---- Stored data
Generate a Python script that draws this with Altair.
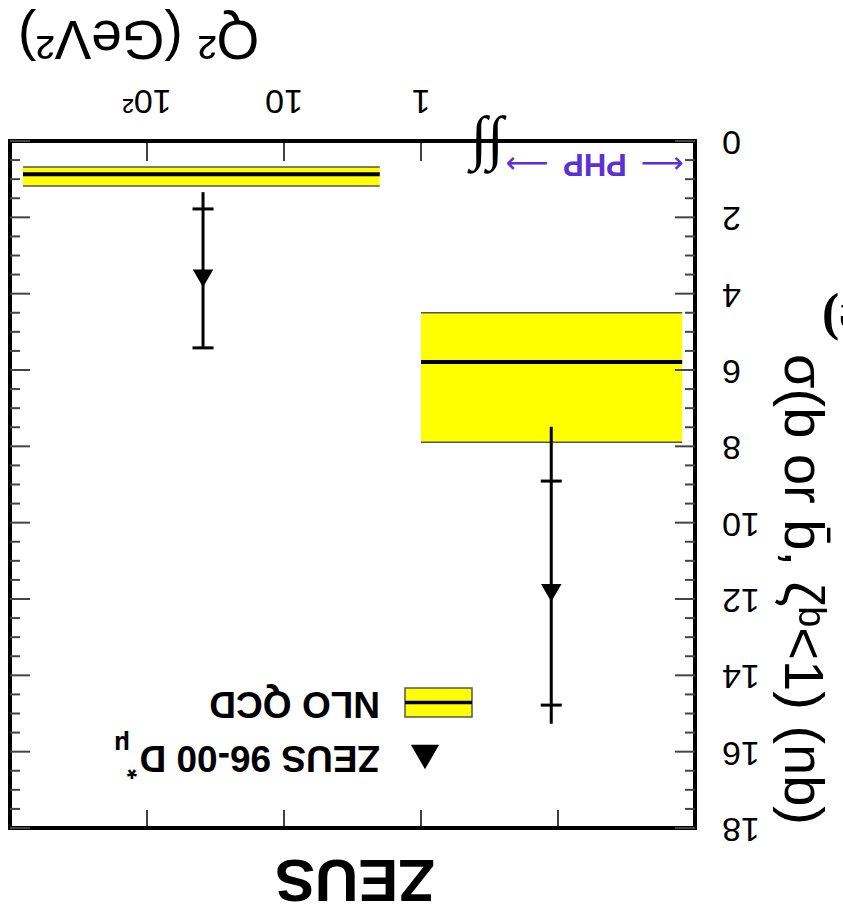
import altair as alt
import pandas as pd

# ---------------- data ----------------
# ZEUS 96-00 D* mu points
pt_q2 = [39.0, 0.112]
pt_sigma = [3.6, 11.84]
pt_stat_lo = [1.78, 8.91]
pt_stat_hi = [5.42, 14.78]
pt_tot_lo = [1.34, 7.49]
pt_tot_hi = [5.45, 15.27]

# NLO QCD bands
nlo_q2_lo = [2.0, 0.0124]
nlo_q2_hi = [804.0, 1.0]
nlo_central = [0.87, 5.79]
nlo_lo = [0.68, 4.50]
nlo_hi = [1.18, 7.89]

# axes
x_tick_values = [1, 10, 100]
x_tick_labels = ["1", "10", "10²"]
x_inner_top = [1, 10, 100]
x_inner_bottom = [0.1, 1, 10, 100]
y_tick_values = [0, 2, 4, 6, 8, 10, 12, 14, 16, 18]
y_tick_labels = [str(v) for v in y_tick_values]
y_minor_values = [v / 2 for v in range(0, 37) if v % 4 != 0]

# annotation anchors (data coords)
php_q2 = [0.168, 0.0537, 0.0174]
php_txt = ["⟶", "PHP", "⟵"]
php_s = 0.58
brk_q2 = 0.33

W, H = 685, 687
FONT = "Liberation Sans"

pts = pd.DataFrame(dict(q2=pt_q2, s=pt_sigma, stat_lo=pt_stat_lo, stat_hi=pt_stat_hi,
                        tot_lo=pt_tot_lo, tot_hi=pt_tot_hi))
nlo = pd.DataFrame(dict(q2_lo=nlo_q2_lo, q2_hi=nlo_q2_hi, c=nlo_central, lo=nlo_lo, hi=nlo_hi))

xscale = alt.Scale(type="log", domain=[0.01, 1000], reverse=True)
yscale = alt.Scale(domain=[0, 18], reverse=True, nice=False, zero=False)

x_axis = alt.Axis(orient="top", values=x_tick_values, labels=False,
                  ticks=False, domain=False, grid=False,
                  title="Q² (GeV²)", titleAngle=180, titleFontSize=55, titleFont=FONT,
                  titleFontWeight="normal", titleColor="black",
                  titleX=128, titleY=-104, titleAlign="center", titleBaseline="middle")

y_axis = alt.Axis(orient="right", values=y_tick_values, labels=False,
                  ticks=False, domain=False, grid=False,
                  title="σ(b or b̄, ζᵇ<1) (nb)", titleAngle=90, titleFontSize=56, titleFont=FONT,
                  titleFontWeight="normal", titleColor="black",
                  titleX=106, titleY=448, titleAlign="center", titleBaseline="middle")


def X(f):
    return alt.X(f, scale=xscale, axis=x_axis)


def Y(f):
    return alt.Y(f, scale=yscale, axis=y_axis)


base_nlo = alt.Chart(nlo)
band = base_nlo.mark_rect(color="#ffff00").encode(x=X("q2_lo:Q"), x2="q2_hi:Q", y=Y("lo:Q"), y2="hi:Q")
band_top = base_nlo.mark_rule(color="#555555", strokeWidth=1.5).encode(x=X("q2_lo:Q"), x2="q2_hi:Q", y=Y("lo:Q"))
band_bot = base_nlo.mark_rule(color="#555555", strokeWidth=1.5).encode(x=X("q2_lo:Q"), x2="q2_hi:Q", y=Y("hi:Q"))
band_c = base_nlo.mark_rule(color="black", strokeWidth=4).encode(x=X("q2_lo:Q"), x2="q2_hi:Q", y=Y("c:Q"))

base_pts = alt.Chart(pts)
err = base_pts.mark_rule(color="black", strokeWidth=3).encode(x=X("q2:Q"), y=Y("tot_lo:Q"), y2="tot_hi:Q")
caps = base_pts.transform_fold(["stat_lo", "stat_hi"], as_=["k", "v"]).mark_tick(
    orient="horizontal", size=21, thickness=3, color="black", opacity=1).encode(x=X("q2:Q"), y=Y("v:Q"))
marker = base_pts.mark_point(shape="triangle-down", filled=True, size=420, color="black",
                             opacity=1).encode(x=X("q2:Q"), y=Y("s:Q"))

# inner ticks
ymaj = alt.Chart(pd.DataFrame({"v": y_tick_values}))
ymin = alt.Chart(pd.DataFrame({"v": y_minor_values}))
tick_col = "#444444"
yt = []
for ch, ln in ((ymaj, 20), (ymin, 10)):
    yt.append(ch.mark_rule(color=tick_col, strokeWidth=2).encode(
        y=Y("v:Q"), x=alt.value(W - ln), x2=alt.value(W)))
    yt.append(ch.mark_rule(color=tick_col, strokeWidth=2).encode(
        y=Y("v:Q"), x=alt.value(0), x2=alt.value(ln)))
xt_top = alt.Chart(pd.DataFrame({"v": x_inner_top})).mark_rule(color="black", strokeWidth=1.5).encode(
    x=X("v:Q"), y=alt.value(0), y2=alt.value(20))
xt_bot = alt.Chart(pd.DataFrame({"v": x_inner_bottom})).mark_rule(color="black", strokeWidth=1.5).encode(
    x=X("v:Q"), y=alt.value(H - 18), y2=alt.value(H))

# tick labels (upside down)
x_lab = alt.Chart(pd.DataFrame({"v": x_tick_values, "t": x_tick_labels})).mark_text(
    angle=180, fontSize=34, font=FONT, color="black", align="center", baseline="middle").encode(
    x=X("v:Q"), y=alt.value(-41), text="t:N")
y_lab = alt.Chart(pd.DataFrame({"v": y_tick_values, "t": y_tick_labels})).mark_text(
    angle=180, fontSize=34, font=FONT, color="black", align="right", baseline="middle").encode(
    y=Y("v:Q"), x=alt.value(W + 27), text="t:N")

# annotations
php_df = pd.DataFrame({"q2": php_q2, "s": [php_s] * 3, "t": php_txt})
php_word = alt.Chart(php_df).transform_filter("datum.t == 'PHP'").mark_text(
    angle=180, fontSize=31, fontWeight="bold", font=FONT, color="#5b30d4", baseline="middle").encode(
    x=X("q2:Q"), y=Y("s:Q"), text="t:N")
php_arrows = alt.Chart(php_df).transform_filter("datum.t != 'PHP'").mark_text(
    angle=180, fontSize=30, font="DejaVu Sans", color="#5b30d4", baseline="middle").encode(
    x=X("q2:Q"), y=Y("s:Q"), text="t:N")
brk = alt.Chart(pd.DataFrame({"q2": [brk_q2], "s": [0.2], "t": ["∫∫"]})).mark_text(
    angle=180, fontSize=60, font="Liberation Serif", color="black", baseline="middle").encode(
    x=X("q2:Q"), y=Y("s:Q"), text="t:N")

one = pd.DataFrame({"t": ["x"]})
leg_box = alt.Chart(one).mark_rect(color="#ffff00", stroke="#555555", strokeWidth=1.5).encode(
    x=alt.value(395), x2=alt.value(462), y=alt.value(547), y2=alt.value(576))
leg_line = alt.Chart(one).mark_rule(color="black", strokeWidth=3.5).encode(
    x=alt.value(395), x2=alt.value(462), y=alt.value(561.5))
leg_tri = alt.Chart(one).mark_point(shape="triangle-down", filled=True, size=800, color="black", opacity=1).encode(
    x=alt.value(415), y=alt.value(616))

texts = pd.DataFrame({
    "t": ["NLO QCD", "ZEUS 96-00 D", "*", "μ", "ZEUS", "(e)"],
    "px": [370, 370, 127, 120, 345, 812],
    "py": [562, 616, 628, 603, 737, 179],
    "fs": [37, 37, 26, 26, 60, 52],
    "al": ["left", "left", "left", "left", "center", "right"],
})
txt_layers = []
for _, r in texts.iterrows():
    fnt = "Liberation Serif" if r["t"] == "(e)" else FONT
    txt_layers.append(alt.Chart(pd.DataFrame({"t": [r["t"]]})).mark_text(
        angle=180, fontSize=int(r["fs"]), fontWeight="bold", font=fnt, color="black",
        align=r["al"], baseline="middle").encode(
        x=alt.value(int(r["px"])), y=alt.value(int(r["py"])), text="t:N"))

chart = alt.layer(
    band, band_top, band_bot, band_c, *yt, xt_top, xt_bot, x_lab, y_lab,
    err, caps, marker, php_word, php_arrows, brk, leg_box, leg_line, leg_tri, *txt_layers
).properties(
    width=W, height=H,
    padding={"left": 10, "top": 141, "right": 148, "bottom": 88},
    autosize=alt.AutoSizeParams(type="none"),
    background="white",
).configure_view(stroke="black", strokeWidth=4)

chart.save("out.html", embed_options={"renderer": "svg", "actions": False})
--------
Task to carry out:
Leave out the pictures and repeat the lines from the start of the material through the line with "reverse=True, nice=False, zero=False)", inclusive.

Expected answer:
Generate a Python script that draws this with Altair.
import altair as alt
import pandas as pd

# ---------------- data ----------------
# ZEUS 96-00 D* mu points
pt_q2 = [39.0, 0.112]
pt_sigma = [3.6, 11.84]
pt_stat_lo = [1.78, 8.91]
pt_stat_hi = [5.42, 14.78]
pt_tot_lo = [1.34, 7.49]
pt_tot_hi = [5.45, 15.27]

# NLO QCD bands
nlo_q2_lo = [2.0, 0.0124]
nlo_q2_hi = [804.0, 1.0]
nlo_central = [0.87, 5.79]
nlo_lo = [0.68, 4.50]
nlo_hi = [1.18, 7.89]

# axes
x_tick_values = [1, 10, 100]
x_tick_labels = ["1", "10", "10²"]
x_inner_top = [1, 10, 100]
x_inner_bottom = [0.1, 1, 10, 100]
y_tick_values = [0, 2, 4, 6, 8, 10, 12, 14, 16, 18]
y_tick_labels = [str(v) for v in y_tick_values]
y_minor_values = [v / 2 for v in range(0, 37) if v % 4 != 0]

# annotation anchors (data coords)
php_q2 = [0.168, 0.0537, 0.0174]
php_txt = ["⟶", "PHP", "⟵"]
php_s = 0.58
brk_q2 = 0.33

W, H = 685, 687
FONT = "Liberation Sans"

pts = pd.DataFrame(dict(q2=pt_q2, s=pt_sigma, stat_lo=pt_stat_lo, stat_hi=pt_stat_hi,
                        tot_lo=pt_tot_lo, tot_hi=pt_tot_hi))
nlo = pd.DataFrame(dict(q2_lo=nlo_q2_lo, q2_hi=nlo_q2_hi, c=nlo_central, lo=nlo_lo, hi=nlo_hi))

xscale = alt.Scale(type="log", domain=[0.01, 1000], reverse=True)
yscale = alt.Scale(domain=[0, 18], reverse=True, nice=False, zero=False)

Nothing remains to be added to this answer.